The political, economic and social world of 2015 is incredibly more complex to the world of our hunter-gatherer ancestors. Let’s not go so far behind in time. Even the worlds of Malthus, Adam Smith and Marx were remarkably different to each other. What they proposed was based on what they saw transpire in their day and age. Well, one may argue they didn’t have the wide array of data that we have at our disposal nowadays and hence modern economic theory commands empirical authenticity. But again, at any point in time, the data itself is a mere product of that particular social context. Any analysis emerging from processing that data, and any relationships we may be able to uncover between a set of variables, will ultimately lose their validity and application in a more evolved world of a different context.

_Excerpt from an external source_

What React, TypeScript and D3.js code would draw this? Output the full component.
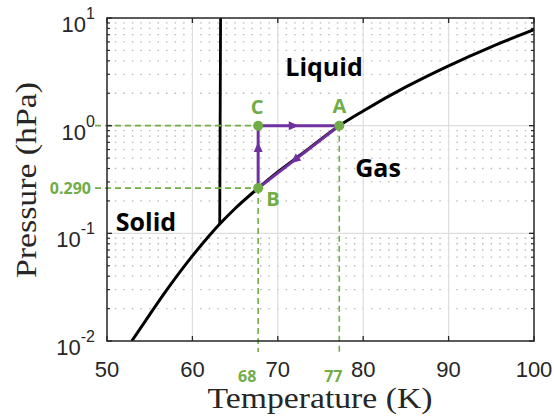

Given the inevitability of technological innovation and consequent social transformation, economic theory must constantly need to upgrade its analytical framework. As Thomas Piketty puts it in his acclaimed Capital in the twenty first century: "The discipline of economics has yet to get over its childish passion for mathematics and for purely theoretical [speculation]. Economists are all too often preoccupied with petty mathematical problems of interest only to themselves. This obsession with mathematics is an easy way of acquiring the appearance of scientificity without having to answer the far more complex questions posed by the world we live in."

From pre-classical to the development of mainstream and heterodox school of economists, that desperation of establishing an "Economic Truth" is more pronounced than ever -- a clear indication that perhaps some of them have grown disillusioned with the present methodology. The tide has changed. The focus is switching from analysis towards synthesis; or in other words, a more holistic analysis. Yet the "Truth" seems to be as elusive as ever.